“Email is no longer simply a business communications tool. It is now *the* business communications tool, one of the most critical enterprise applications, and the primary method organizations use to collaborate.” Chris Miller, Director of Product Management at Symantec, my emphasis.
Would anyone disagree with that? And yet, how many of us have actually had any training on the finer points of email? We've gradually increased our use of it and never really stopped to ask if we're doing so in the most effective way.
Are you sure, for example, that all your emails are getting through? If a client uses a spam filter – and most do – what would get your mail tagged as spam, never to reach your reader's inbox?
Most people now would know better than to include any words like “special offer,” “free,” “congratulations,” or, God forbid, “Viagra” in their subject lines, as these are the sort of key words that spam filters look for.
But did you know that some filters also block any mails with no subject, or with attached files? Worth checking, next time a client says they didn't receive your mail.
Another problem with email is the greater likelihood of its message being misunderstood, compared to phone calls or letters.
Researchers have found that while recipients correctly understand the tone of a phone call 73% of the time, the success rate for emails is only 56% – a little over half.
This is especially worrying because recipients actually thought they were correctly interpreting the emails 89% of the time.
There are several reasons for this: with an email you lack some of the input you'd get from a phone call, such as tone and emphasis of voice.
People don't always realise this, because emails can be as immediate as phone calls. Another reason is that people mistakenly think others interpret things the same way they do.
These can contribute to 'flaming'. Someone finds offence in an email and replies in kind, often stunning the original sender who intended nothing of the sort.

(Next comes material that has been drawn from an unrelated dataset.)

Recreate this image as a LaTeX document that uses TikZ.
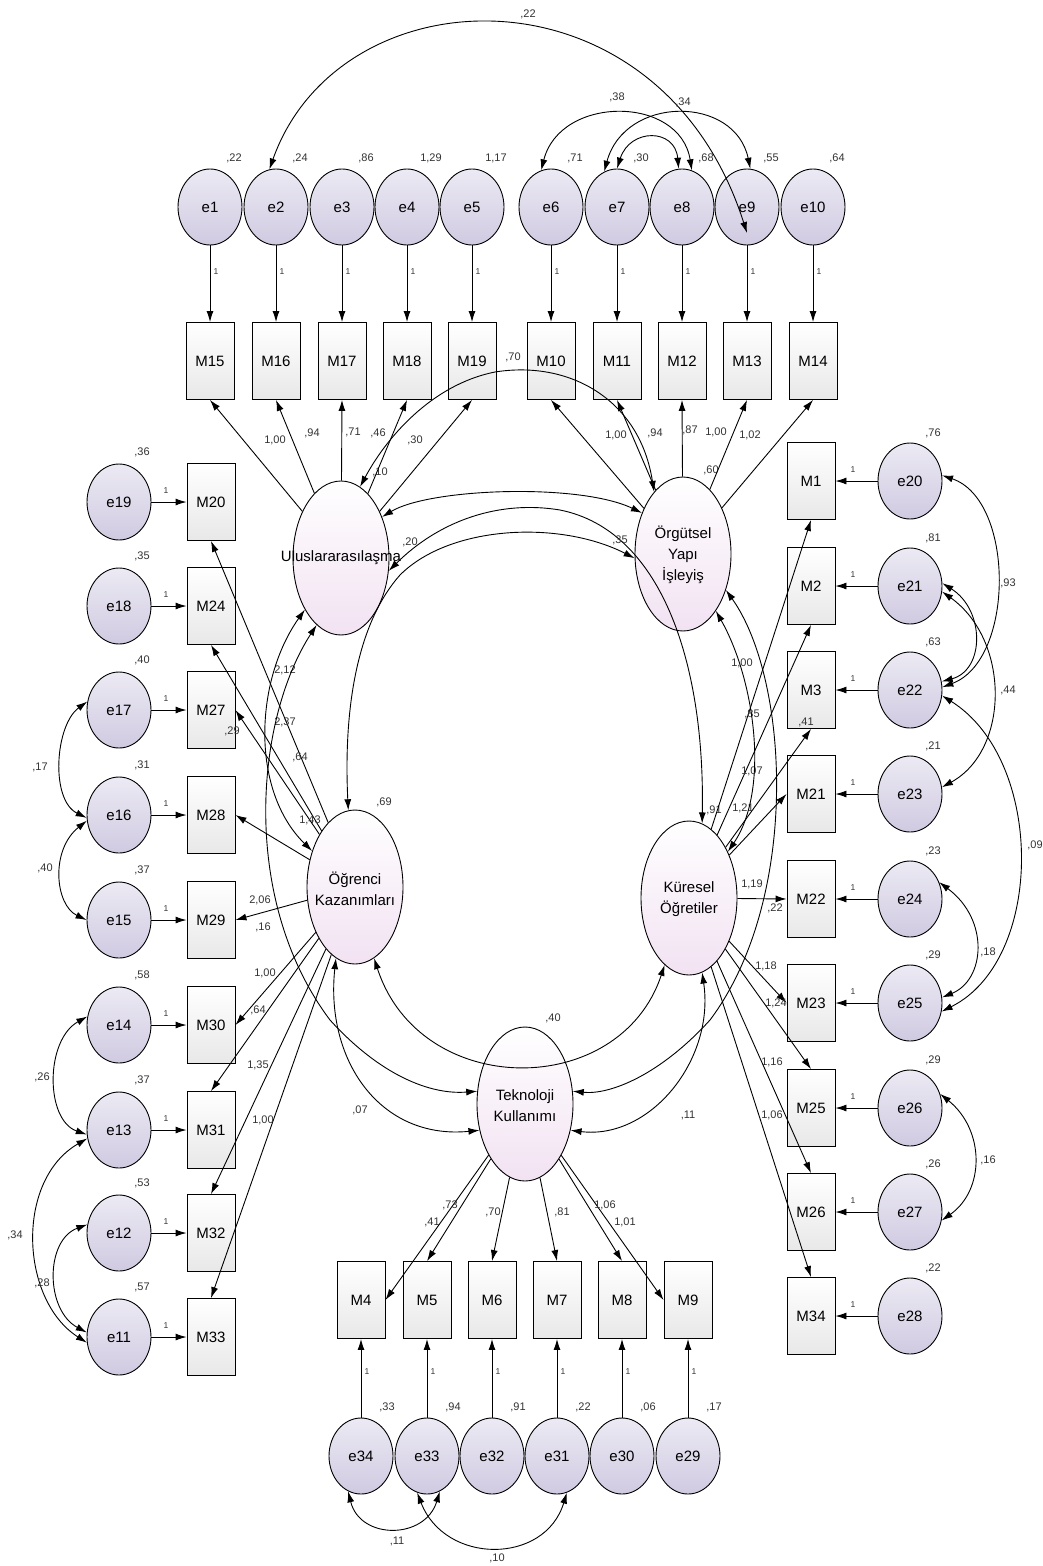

They are in turn offended and before you know it, a major slanging match is going on –in front of an aghast audience, because one of the participants hit ‘Reply All.’
The most effective way to break such a cycle is to pick up the phone. Adding those vocal cues back into the communication quickly clears up misunderstandings.
Not replying in the heat of the moment is another good idea, but something that's often hard to resist.
Before sending a possibly contentious email, try reading it back in a sarcastic tone: if you can do this, then there's a chance the recipient could also interpret it this way, so re-word it.
If re-wording it doesn't help, then make a phone call instead, sending a mail after to confirm if you need a ‘paper trail.’
Something else to avoid in emails is the negative question: ‘Wasn't that report due yesterday?’ ‘Weren't you going to talk to him?’ This kind of structure is often seen as implying criticism.
A survey reported by BusinessWeek online found a 14% increase in volume of email over a three-month period. Many users report having hundreds of emails sitting in their inboxes. This can feel like an anchor holding you down, a paralyzing thing to face every morning.
How many emails do you have in your inbox right now? Having asked that, I've just guiltily checked mine, and whittled it down from 19 to 15.
A few months ago, though, it was regularly between 200 and 300 mails. This is because, like too many people, I was using my inbox as a general filing system, and the more mail that was in it, the harder it was to do anything about it.
Another idea I've found useful is – touch it once only! Do something with each email the first time you read it – action and file it, delete it, even just tag it for follow-up.
This saves you from that great time-waster of skimming repeatedly through the same mails before finally getting round to doing something about them.